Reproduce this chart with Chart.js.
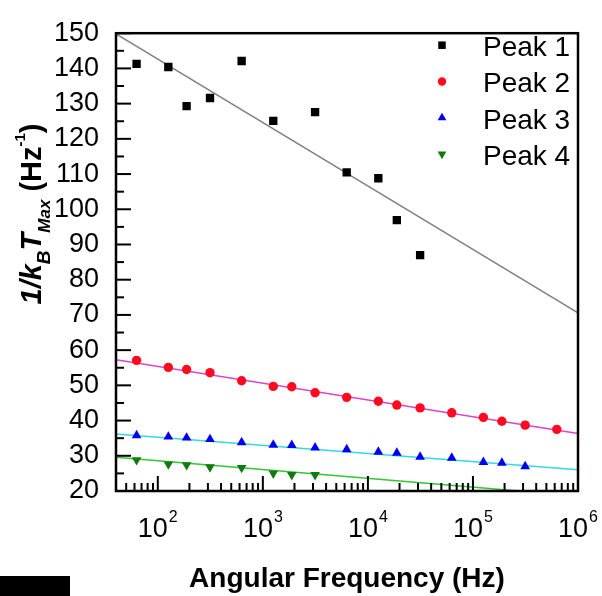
<!DOCTYPE html>
<html>
<head>
<meta charset="utf-8">
<script src="https://cdn.jsdelivr.net/npm/chart.js"></script>
<style>
  body { margin: 0; background: #fff; }
  #wrap { position: relative; width: 602px; height: 596px; }
  #blk { position: absolute; left: 0; top: 576px; width: 70px; height: 20px; background: #000; }
</style>
</head>
<body>
<div id="wrap"><canvas id="chart"></canvas><div id="blk"></div></div>
<script>
// angular frequency (Hz) and 1/kB*Tmax values
const freqP1 = [62.8, 126, 188, 314, 628, 1257, 3142, 6283, 12566, 18850, 31416];
const valP1 = [141.3, 140.4, 129.3, 131.6, 142.1, 125.1, 127.6, 110.5, 108.8, 96.9, 87.0];

const freqP2 = [62.8, 126, 188, 314, 628, 1257, 1885, 3142, 6283, 12566, 18850, 31416, 62832, 125664, 188496, 314159, 628319];
const valP2 = [57.1, 55.1, 54.5, 53.6, 51.3, 49.7, 49.6, 47.9, 46.6, 45.5, 44.4, 43.6, 42.2, 40.9, 39.8, 38.7, 37.5];

const freqP3 = [62.8, 126, 188, 314, 628, 1257, 1885, 3142, 6283, 12566, 18850, 31416, 62832, 125664, 188496, 314159];
const valP3 = [35.8, 35.4, 35.1, 34.7, 33.8, 33.1, 33.0, 32.3, 31.8, 31.1, 30.8, 29.7, 29.4, 28.2, 28.0, 27.0];

const freqP4 = [62.8, 126, 188, 314, 628, 1257, 1885, 3142];
const valP4 = [28.8, 27.6, 27.4, 26.8, 26.6, 25.0, 24.6, 24.6];

// linear fits (in log x), end points
const fitX = [40, 1000000];
const fitP1 = [149.8, 70.6];
const fitP2 = [57.3, 36.3];
const fitP3 = [36.2, 26.0];
const fitP4 = [29.6, 18.6];

const legendLabels = ['Peak 1', 'Peak 2', 'Peak 3', 'Peak 4'];
const xTickPowers = [2, 3, 4, 5, 6];

const FONT = "Arial, 'Liberation Sans', sans-serif";

function pts(xs, ys) {
  return ys.map((y, i) => ({ x: xs[i], y: y }));
}

function pointSet(label, xs, ys, color, style, radius, rotation) {
  return {
    label: label,
    data: pts(xs, ys),
    showLine: false,
    pointStyle: style,
    pointRadius: radius,
    pointRotation: rotation || 0,
    pointBackgroundColor: color,
    pointBorderColor: color,
    pointBorderWidth: 0,
    order: 1
  };
}

function fitSet(ys, color) {
  return {
    label: 'fit',
    data: pts(fitX, ys),
    showLine: true,
    borderColor: color,
    borderWidth: 1.5,
    pointRadius: 0,
    fill: false,
    order: 2
  };
}

// frame, inward ticks, log labels, y title and legend
const decor = {
  id: 'decor',
  afterDraw(chart) {
    const { ctx, chartArea: a, scales: { x, y } } = chart;
    ctx.save();
    ctx.strokeStyle = '#000';
    ctx.lineWidth = 2;

    for (let v = 20; v <= 150; v += 5) {
      const py = y.getPixelForValue(v);
      const len = v % 10 === 0 ? 15 : 8;
      ctx.beginPath();
      ctx.moveTo(a.left, py);
      ctx.lineTo(a.left + len, py);
      ctx.stroke();
    }

    for (let e = 1; e <= 6; e++) {
      for (let m = 1; m <= 9; m++) {
        const v = m * Math.pow(10, e);
        if (v < x.min || v > x.max) continue;
        const px = x.getPixelForValue(v);
        const len = m === 1 ? 15 : 8;
        ctx.beginPath();
        ctx.moveTo(px, a.bottom);
        ctx.lineTo(px, a.bottom - len);
        ctx.stroke();
      }
    }

    ctx.lineWidth = 2.5;
    ctx.strokeRect(a.left, a.top, a.right - a.left, a.bottom - a.top);

    // x tick labels 10^n
    ctx.fillStyle = '#000';
    ctx.textBaseline = 'alphabetic';
    ctx.textAlign = 'left';
    xTickPowers.forEach(p => {
      const px = x.getPixelForValue(Math.pow(10, p));
      ctx.font = '27px ' + FONT;
      const w1 = ctx.measureText('10').width;
      ctx.font = '16px ' + FONT;
      const w2 = ctx.measureText(String(p)).width;
      const start = px - (w1 + 1 + w2) / 2;
      ctx.font = '27px ' + FONT;
      ctx.fillText('10', start, 537);
      ctx.font = '16px ' + FONT;
      ctx.fillText(String(p), start + w1 + 1, 522);
    });

    // y axis title with sub/superscripts
    const segs = [
      { t: '1/k', f: 'italic bold 29px ' + FONT, dy: 0 },
      { t: 'B', f: 'italic bold 19px ' + FONT, dy: 9 },
      { t: 'T', f: 'italic bold 29px ' + FONT, dy: 0 },
      { t: 'Max', f: 'italic bold 17px ' + FONT, dy: 9 },
      { t: ' (Hz', f: 'bold 29px ' + FONT, dy: 0 },
      { t: '-1', f: 'bold 15px ' + FONT, dy: -16 },
      { t: ')', f: 'bold 29px ' + FONT, dy: 0 }
    ];
    let total = 0;
    segs.forEach(s => { ctx.font = s.f; s.w = ctx.measureText(s.t).width; total += s.w; });
    ctx.save();
    ctx.translate(41, 214);
    ctx.rotate(-Math.PI / 2);
    let cx = -total / 2;
    segs.forEach(s => {
      ctx.font = s.f;
      ctx.fillText(s.t, cx, s.dy);
      cx += s.w;
    });
    ctx.restore();

    // legend inside the plot
    const h = Chart.helpers;
    legendLabels.forEach((lab, i) => {
      const ds = chart.data.datasets[i];
      const base = 56 + i * 36.3;
      const my = base - 10.8;
      ctx.fillStyle = ds.pointBackgroundColor;
      ctx.strokeStyle = ds.pointBorderColor;
      if (h && h.drawPoint) {
        h.drawPoint(ctx, {
          pointStyle: ds.pointStyle,
          radius: ds.pointRadius * 0.9,
          rotation: ds.pointRotation,
          borderWidth: 0
        }, 442, my);
      }
      ctx.fillStyle = '#000';
      ctx.font = '28px ' + FONT;
      ctx.textAlign = 'left';
      ctx.fillText(lab, 483, base);
    });

    ctx.restore();
  }
};

new Chart(document.getElementById('chart'), {
  type: 'scatter',
  data: {
    datasets: [
      pointSet('Peak 1', freqP1, valP1, '#000000', 'rect', 5.9),
      pointSet('Peak 2', freqP2, valP2, '#ff0a1e', 'circle', 4.7),
      pointSet('Peak 3', freqP3, valP3, '#0000ee', 'triangle', 5.6),
      pointSet('Peak 4', freqP4, valP4, '#117a11', 'triangle', 5.6, 180),
      fitSet(fitP1, '#7f7f7f'),
      fitSet(fitP2, '#e040cc'),
      fitSet(fitP3, '#30d8e8'),
      fitSet(fitP4, '#30c830')
    ]
  },
  options: {
    responsive: true,
    maintainAspectRatio: false,
    animation: false,
    layout: { padding: { top: 30, right: 24, left: 0, bottom: 0 } },
    plugins: {
      legend: { display: false },
      tooltip: { enabled: false }
    },
    scales: {
      x: {
        type: 'logarithmic',
        min: 40,
        max: 1000000,
        grid: { display: false, drawTicks: false },
        border: { display: false },
        ticks: { display: false },
        title: {
          display: true,
          text: 'Angular Frequency (Hz)',
          color: '#000',
          font: { family: FONT, size: 28, weight: 'bold' },
          padding: { top: 0, bottom: 0 }
        },
        afterFit: s => { s.height = 105; }
      },
      y: {
        min: 20,
        max: 150,
        grid: { display: false, drawTicks: false },
        border: { display: false },
        ticks: {
          stepSize: 10,
          autoSkip: false,
          color: '#000',
          padding: 17,
          font: { family: FONT, size: 27 }
        },
        afterFit: s => { s.width = 116; }
      }
    }
  },
  plugins: [decor]
});
</script>
</body>
</html>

→ Task instructions: Transcribe the listing in full. Omit the pictures and keep every line exact.

→ Final answer:
Reproduce this chart with Chart.js.
<!DOCTYPE html>
<html>
<head>
<meta charset="utf-8">
<script src="https://cdn.jsdelivr.net/npm/chart.js"></script>
<style>
  body { margin: 0; background: #fff; }
  #wrap { position: relative; width: 602px; height: 596px; }
  #blk { position: absolute; left: 0; top: 576px; width: 70px; height: 20px; background: #000; }
</style>
</head>
<body>
<div id="wrap"><canvas id="chart"></canvas><div id="blk"></div></div>
<script>
// angular frequency (Hz) and 1/kB*Tmax values
const freqP1 = [62.8, 126, 188, 314, 628, 1257, 3142, 6283, 12566, 18850, 31416];
const valP1 = [141.3, 140.4, 129.3, 131.6, 142.1, 125.1, 127.6, 110.5, 108.8, 96.9, 87.0];

const freqP2 = [62.8, 126, 188, 314, 628, 1257, 1885, 3142, 6283, 12566, 18850, 31416, 62832, 125664, 188496, 314159, 628319];
const valP2 = [57.1, 55.1, 54.5, 53.6, 51.3, 49.7, 49.6, 47.9, 46.6, 45.5, 44.4, 43.6, 42.2, 40.9, 39.8, 38.7, 37.5];

const freqP3 = [62.8, 126, 188, 314, 628, 1257, 1885, 3142, 6283, 12566, 18850, 31416, 62832, 125664, 188496, 314159];
const valP3 = [35.8, 35.4, 35.1, 34.7, 33.8, 33.1, 33.0, 32.3, 31.8, 31.1, 30.8, 29.7, 29.4, 28.2, 28.0, 27.0];

const freqP4 = [62.8, 126, 188, 314, 628, 1257, 1885, 3142];
const valP4 = [28.8, 27.6, 27.4, 26.8, 26.6, 25.0, 24.6, 24.6];

// linear fits (in log x), end points
const fitX = [40, 1000000];
const fitP1 = [149.8, 70.6];
const fitP2 = [57.3, 36.3];
const fitP3 = [36.2, 26.0];
const fitP4 = [29.6, 18.6];

const legendLabels = ['Peak 1', 'Peak 2', 'Peak 3', 'Peak 4'];
const xTickPowers = [2, 3, 4, 5, 6];

const FONT = "Arial, 'Liberation Sans', sans-serif";

function pts(xs, ys) {
  return ys.map((y, i) => ({ x: xs[i], y: y }));
}

function pointSet(label, xs, ys, color, style, radius, rotation) {
  return {
    label: label,
    data: pts(xs, ys),
    showLine: false,
    pointStyle: style,
    pointRadius: radius,
    pointRotation: rotation || 0,
    pointBackgroundColor: color,
    pointBorderColor: color,
    pointBorderWidth: 0,
    order: 1
  };
}

function fitSet(ys, color) {
  return {
    label: 'fit',
    data: pts(fitX, ys),
    showLine: true,
    borderColor: color,
    borderWidth: 1.5,
    pointRadius: 0,
    fill: false,
    order: 2
  };
}

// frame, inward ticks, log labels, y title and legend
const decor = {
  id: 'decor',
  afterDraw(chart) {
    const { ctx, chartArea: a, scales: { x, y } } = chart;
    ctx.save();
    ctx.strokeStyle = '#000';
    ctx.lineWidth = 2;

    for (let v = 20; v <= 150; v += 5) {
      const py = y.getPixelForValue(v);
      const len = v % 10 === 0 ? 15 : 8;
      ctx.beginPath();
      ctx.moveTo(a.left, py);
      ctx.lineTo(a.left + len, py);
      ctx.stroke();
    }

    for (let e = 1; e <= 6; e++) {
      for (let m = 1; m <= 9; m++) {
        const v = m * Math.pow(10, e);
        if (v < x.min || v > x.max) continue;
        const px = x.getPixelForValue(v);
        const len = m === 1 ? 15 : 8;
        ctx.beginPath();
        ctx.moveTo(px, a.bottom);
        ctx.lineTo(px, a.bottom - len);
        ctx.stroke();
      }
    }

    ctx.lineWidth = 2.5;
    ctx.strokeRect(a.left, a.top, a.right - a.left, a.bottom - a.top);

    // x tick labels 10^n
    ctx.fillStyle = '#000';
    ctx.textBaseline = 'alphabetic';
    ctx.textAlign = 'left';
    xTickPowers.forEach(p => {
      const px = x.getPixelForValue(Math.pow(10, p));
      ctx.font = '27px ' + FONT;
      const w1 = ctx.measureText('10').width;
      ctx.font = '16px ' + FONT;
      const w2 = ctx.measureText(String(p)).width;
      const start = px - (w1 + 1 + w2) / 2;
      ctx.font = '27px ' + FONT;
      ctx.fillText('10', start, 537);
      ctx.font = '16px ' + FONT;
      ctx.fillText(String(p), start + w1 + 1, 522);
    });

    // y axis title with sub/superscripts
    const segs = [
      { t: '1/k', f: 'italic bold 29px ' + FONT, dy: 0 },
      { t: 'B', f: 'italic bold 19px ' + FONT, dy: 9 },
      { t: 'T', f: 'italic bold 29px ' + FONT, dy: 0 },
      { t: 'Max', f: 'italic bold 17px ' + FONT, dy: 9 },
      { t: ' (Hz', f: 'bold 29px ' + FONT, dy: 0 },
      { t: '-1', f: 'bold 15px ' + FONT, dy: -16 },
      { t: ')', f: 'bold 29px ' + FONT, dy: 0 }
    ];
    let total = 0;
    segs.forEach(s => { ctx.font = s.f; s.w = ctx.measureText(s.t).width; total += s.w; });
    ctx.save();
    ctx.translate(41, 214);
    ctx.rotate(-Math.PI / 2);
    let cx = -total / 2;
    segs.forEach(s => {
      ctx.font = s.f;
      ctx.fillText(s.t, cx, s.dy);
      cx += s.w;
    });
    ctx.restore();

    // legend inside the plot
    const h = Chart.helpers;
    legendLabels.forEach((lab, i) => {
      const ds = chart.data.datasets[i];
      const base = 56 + i * 36.3;
      const my = base - 10.8;
      ctx.fillStyle = ds.pointBackgroundColor;
      ctx.strokeStyle = ds.pointBorderColor;
      if (h && h.drawPoint) {
        h.drawPoint(ctx, {
          pointStyle: ds.pointStyle,
          radius: ds.pointRadius * 0.9,
          rotation: ds.pointRotation,
          borderWidth: 0
        }, 442, my);
      }
      ctx.fillStyle = '#000';
      ctx.font = '28px ' + FONT;
      ctx.textAlign = 'left';
      ctx.fillText(lab, 483, base);
    });

    ctx.restore();
  }
};

new Chart(document.getElementById('chart'), {
  type: 'scatter',
  data: {
    datasets: [
      pointSet('Peak 1', freqP1, valP1, '#000000', 'rect', 5.9),
      pointSet('Peak 2', freqP2, valP2, '#ff0a1e', 'circle', 4.7),
      pointSet('Peak 3', freqP3, valP3, '#0000ee', 'triangle', 5.6),
      pointSet('Peak 4', freqP4, valP4, '#117a11', 'triangle', 5.6, 180),
      fitSet(fitP1, '#7f7f7f'),
      fitSet(fitP2, '#e040cc'),
      fitSet(fitP3, '#30d8e8'),
      fitSet(fitP4, '#30c830')
    ]
  },
  options: {
    responsive: true,
    maintainAspectRatio: false,
    animation: false,
    layout: { padding: { top: 30, right: 24, left: 0, bottom: 0 } },
    plugins: {
      legend: { display: false },
      tooltip: { enabled: false }
    },
    scales: {
      x: {
        type: 'logarithmic',
        min: 40,
        max: 1000000,
        grid: { display: false, drawTicks: false },
        border: { display: false },
        ticks: { display: false },
        title: {
          display: true,
          text: 'Angular Frequency (Hz)',
          color: '#000',
          font: { family: FONT, size: 28, weight: 'bold' },
          padding: { top: 0, bottom: 0 }
        },
        afterFit: s => { s.height = 105; }
      },
      y: {
        min: 20,
        max: 150,
        grid: { display: false, drawTicks: false },
        border: { display: false },
        ticks: {
          stepSize: 10,
          autoSkip: false,
          color: '#000',
          padding: 17,
          font: { family: FONT, size: 27 }
        },
        afterFit: s => { s.width = 116; }
      }
    }
  },
  plugins: [decor]
});
</script>
</body>
</html>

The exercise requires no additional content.